Unfortunately, the money didn't belong to the businessman, Tom Petters, who was eventually convicted of running one of the nation's largest Ponzi schemes.
Years after spending the money Petters gave them, BBBS and many other nonprofits faced the possibility of financial clawbacks, which would have forced them to pay back all of the money. The prospect for the agency was potentially devastating, said Robert McCollum, a board member.
"These are difficult times for all nonprofits," said McCollum. "It would have had a big impact on programs and the number of people they could serve."
On Thursday, however, BBBS is scheduled to settle with the trustee handling Petters' clawback negotiations, and under the agreement, they will pay back just $20,000.
That's because BBBS and McCollum led an effort in the Legislature to pass a law that reduced a nonprofit's exposure to clawbacks of money received from Ponzi schemes from six years to two. Minnesota is the only state to offer this level of protection to a nonprofit that unknowingly gets money from a scam.
It's a situation that pits two potential victims of a Ponzi scheme, the creditors who lost money and the charities that may have been given money for a building project or to start a new program, and now have to find a way to give it back.
Doug Kelley, the trustee whose duty it is to get money back for creditors in the Petters case, said the law change was enacted largely without his participation. He said it did indeed help BBBS and some other nonprofits that couldn't afford to repay donations, but could hamper efforts in future cases.
"You start with the proposition that it wasn't his money to give," Kelley said. "If a guy robs a bank and walks across the street and puts it in the collection plate, do you keep it?"
Obviously, no.
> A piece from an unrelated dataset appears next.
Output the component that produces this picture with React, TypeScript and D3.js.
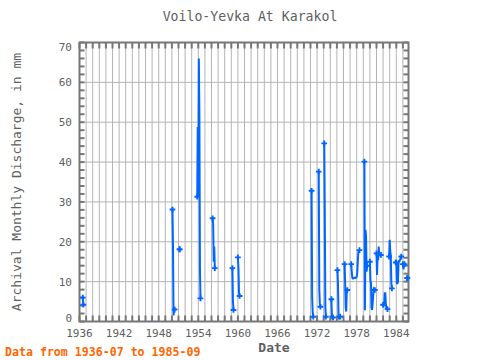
import * as d3 from 'd3';

// --- Data (monthly, contiguous runs) ---
const segStarts = [
  '1936-07', '1950-02', '1951-03', '1953-11', '1956-03', '1959-03', '1960-01',
  '1971-03', '1972-04', '1973-02', '1974-03', '1975-02', '1976-03', '1977-03',
  '1979-03', '1980-01', '1981-01', '1982-01', '1982-12', '1983-12', '1985-01', '1985-09',
];
const segValues: number[][] = [
  [6.0, 4.2],
  [28.1, 18.8, 1.5, 3.3, 3.0],
  [18.1],
  [31.3, 48.8, 31.5, 66.0, 51.8, 13.1, 5.8],
  [25.9, 24.6, 15.0, 18.8, 13.4],
  [13.4, 5.0, 2.9],
  [16.1, 13.4, 7.3, 6.4],
  [32.8, 6.2, 2.2, 1.2],
  [37.6, 7.9, 4.6, 3.7],
  [44.7, 26.7, 3.7, 1.2],
  [5.6, 1.2, 0.8, 1.0],
  [12.9, 9.2, 1.2, 0.8, 1.0, 1.2],
  [14.4, 9.6, 3.5, 2.5, 8.3, 7.9],
  [14.4, 12.5, 11.0, 10.8, 10.8, 10.9, 11.0, 11.0, 10.9, 11.0, 11.2, 12.2, 15.0, 17.4, 17.6, 17.9],
  [40.1, 2.8, 23.0, 21.5, 12.5, 14.0],
  [15.0, 10.4, 9.5, 3.4, 2.9, 4.5, 6.5, 8.1, 7.9, 7.9],
  [17.1, 11.7, 16.5, 15.4, 18.8, 16.5, 16.8, 16.7, 16.7],
  [4.2, 4.0, 4.5, 7.1, 7.1, 4.5, 3.3, 3.1, 3.1],
  [16.3, 20.5, 17.7, 16.5, 9.6, 8.3],
  [14.8, 15.5, 9.6, 9.6, 9.8, 14.5, 15.2, 15.2, 15.5, 16.0, 16.3],
  [14.4, 13.1, 14.0, 14.4],
  [10.9],
];

const yTicks = [0, 10, 20, 30, 40, 50, 60, 70];
const xTickYears = [1936, 1942, 1948, 1954, 1960, 1966, 1972, 1978, 1984];

const TITLE = 'Voilo-Yevka At Karakol';
const Y_LABEL = 'Archival Monthly Discharge, in mm';
const X_LABEL = 'Date';
const NOTE = 'Data from 1936-07 to 1985-09';

const W = 480, H = 360;
const M = { left: 79.5, right: 408.5, top: 42.5, bottom: 321.5 };
const FONT = '"DejaVu Sans Mono", monospace';
const BLUE = '#0066ff';
const AXIS = '#777777';
const GRID = '#b4b4b4';
const TEXT = '#606060';

const toYear = (s: string, i: number) => {
  const [y, m] = s.split('-').map(Number);
  return y + (m - 1 + i) / 12;
};

export default function App() {
  const x = d3.scaleLinear().domain([1936, 1985.85]).range([M.left, M.right]);
  const y = d3.scaleLinear().domain([0, 70]).range([M.bottom, M.top]);

  const segs = segStarts.map((s, k) => segValues[k].map((v, i) => [toYear(s, i), v] as [number, number]));
  const line = d3.line<[number, number]>().x(d => x(d[0])).y(d => y(d[1]));
  const cross = d3.symbol().type(d3.symbolCross).size(18)();

  const years = d3.range(1936, 1986);
  const minorY = d3.range(0, 71, 2);

  return (
    <svg width={W} height={H} style={{ position: 'absolute', left: 0, top: 0, background: '#fff' }}>
      <text x={250} y={21} textAnchor="middle" fontFamily={FONT} fontSize={13.2} fill={TEXT}>{TITLE}</text>

      {/* grid */}
      {years.map(yr => (
        <line key={'gx' + yr} x1={x(yr)} x2={x(yr)} y1={M.top} y2={M.bottom} stroke={GRID} strokeWidth={1} />
      ))}
      {yTicks.map(t => (
        <line key={'gy' + t} x1={M.left} x2={M.right} y1={y(t)} y2={y(t)} stroke={GRID} strokeWidth={1} />
      ))}

      {/* ticks */}
      {years.map(yr => (
        <g key={'tx' + yr}>
          <line x1={x(yr)} x2={x(yr)} y1={M.bottom} y2={M.bottom - 6} stroke={AXIS} strokeWidth={2} />
          <line x1={x(yr)} x2={x(yr)} y1={M.top} y2={M.top + 6} stroke={AXIS} strokeWidth={2} />
        </g>
      ))}
      {minorY.map(t => (
        <g key={'ty' + t}>
          <line x1={M.left} x2={M.left + 5} y1={y(t)} y2={y(t)} stroke={AXIS} strokeWidth={2} />
          <line x1={M.right} x2={M.right - 5} y1={y(t)} y2={y(t)} stroke={AXIS} strokeWidth={2} />
        </g>
      ))}
      <rect x={M.left} y={M.top} width={M.right - M.left} height={M.bottom - M.top} fill="none" stroke={AXIS} strokeWidth={2} />

      {/* tick labels */}
      {yTicks.map(t => (
        <text key={'ly' + t} x={72} y={y(t) + 4 + (t === 0 ? -4 : t === 70 ? 4 : 0)} textAnchor="end"
          fontFamily={FONT} fontSize={11} fill={TEXT}>{t}</text>
      ))}
      {xTickYears.map(t => (
        <text key={'lx' + t} x={x(t)} y={337} textAnchor="middle" fontFamily={FONT} fontSize={11} fill={TEXT}>{t}</text>
      ))}

      {/* data */}
      {segs.map((s, k) => (
        <g key={'s' + k}>
          {s.length > 1 && <path d={line(s) || ''} fill="none" stroke={BLUE} strokeWidth={2} />}
          <path d={cross} transform={`translate(${x(s[0][0])},${y(s[0][1])})`} fill={BLUE} />
          <path d={cross} transform={`translate(${x(s[s.length - 1][0])},${y(s[s.length - 1][1])})`} fill={BLUE} />
        </g>
      ))}

      <text x={274} y={352} textAnchor="middle" fontFamily={FONT} fontSize={13} fontWeight="bold" fill={TEXT}>{X_LABEL}</text>
      <text transform={`translate(21,182) rotate(-90)`} textAnchor="middle" fontFamily={FONT} fontSize={13} fill={TEXT}>{Y_LABEL}</text>
      <text x={5} y={356} fontFamily={FONT} fontSize={11.6} fontWeight="bold" fill="#ff6600">{NOTE}</text>
    </svg>
  );
}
But what if a donor widely believed to be legitimate gave you money a decade ago so you could buy a new building, and he's later discovered to be crooked? That's not so easy.
Kelley understands the nonprofit's dilemma. "If a nonprofit can demonstrate it is a hardship to pay and willing to open its books, we're willing to work with them," he said.
"The statute clearly had an impact on Big Brothers," said Kelley. But BBBS also allowed a forensic accountant to look at its finances and "they are not the kind of agency that has a lot of cash on hand. We're not trying to ruin small nonprofits," Kelley said.
McCollum said the statute has "definitely saved some nonprofits and churches," some of which faced the challenge of paying back more than a million dollars.
A small agency is different from a huge institution that may have large endowments, Kelley said.
So far in the Petters case, Kelley has dealt with 59 charities and recouped $14.3 million out of a possible $22.5 million. The trustee has dismissed five cases because the charity couldn't pay. Some larger institutions, such as Miami University of Oxford, Ohio, and St. John's Abbey in Collegeville, Minn., repaid millions without being sued, Kelley said.
Susan Brown, public policy director of the Minnesota Council of Nonprofits, said small and midsize agencies on yearly budgets usually spend whatever they take in. They are also obligated to spend the money on whatever program the donor selects.
"So, we're really pleased with the law," Brown said. "We think it's good in general for nonprofits for the long term."